H2 formation on PAHs in photodissociation regions: a high-temperature pathway to molecular hydrogen
Boschman, L.; Cazaux, S.; Spaans, M.; Hoekstra, R.; Schlathölter, T.

Aims: Molecular hydrogen is the most abundant molecule in the Universe. It is 
thought that a large portion of H2 forms by association of hydrogen atoms to 
polycyclic aromatic hydrocarbons (PAHs). We model the influence of PAHs on 
total H2 formation rates in photodissociation regions (PDRs) and assess the 
effect of these formation rates on the total cloud structure. 

Methods: We set up a chemical kinetic model at steady state in a PDR 
environment and included radiative transfer to calculate the chemistry at 
different depths in the PDR. This model includes known dust grain chemistry for 
the formation of H2 and a H2 formation mechanism on PAHs. Since H2 
formation on PAHs is impeded by thermal barriers, this pathway is only efficient 
at higher temperatures (T> 200 K). At these temperatures the conventional route 
of H2 formation via H atoms physisorbed on dust grains is no longer feasible, 
so the PAH mechanism enlarges the region where H2 formation is possible. 

Results: We find that PAHs have a significant influence on the structure of 
PDRs.
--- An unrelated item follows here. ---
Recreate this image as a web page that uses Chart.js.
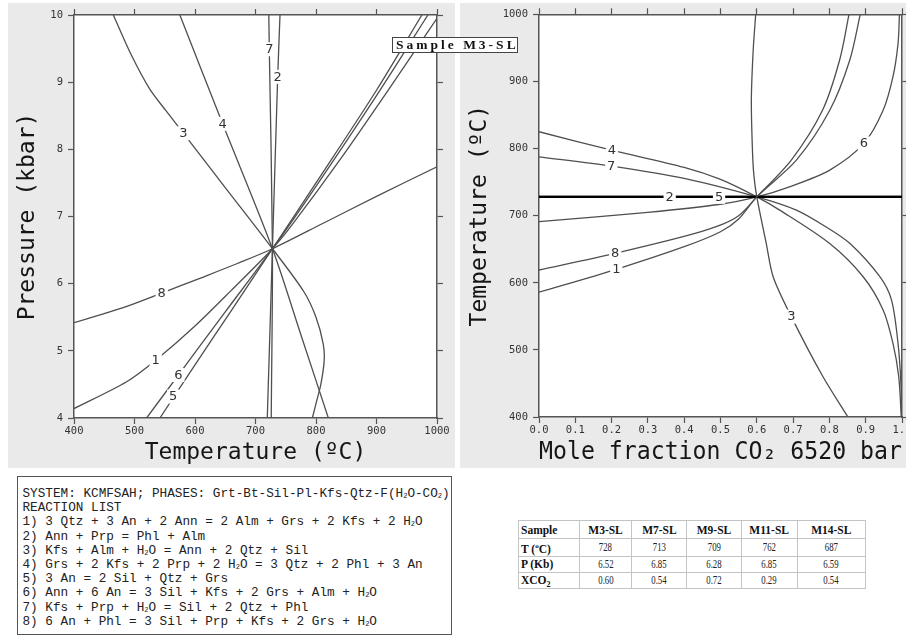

The extinction at which the transition from atomic to molecular hydrogen 
occurs strongly depends on the presence of PAHs, especially for PDRs with a 
strong external radiation field. A sharp spatial transition between fully 
dehydrogenated PAHs on the outside of the cloud and normally hydrogenated 
PAHs on the inside is found. As a proof of concept, we use coronene to show 
that H2 forms very efficiently on PAHs, and that this process can reproduce the 
high H2 formation rates derived in several PDRs.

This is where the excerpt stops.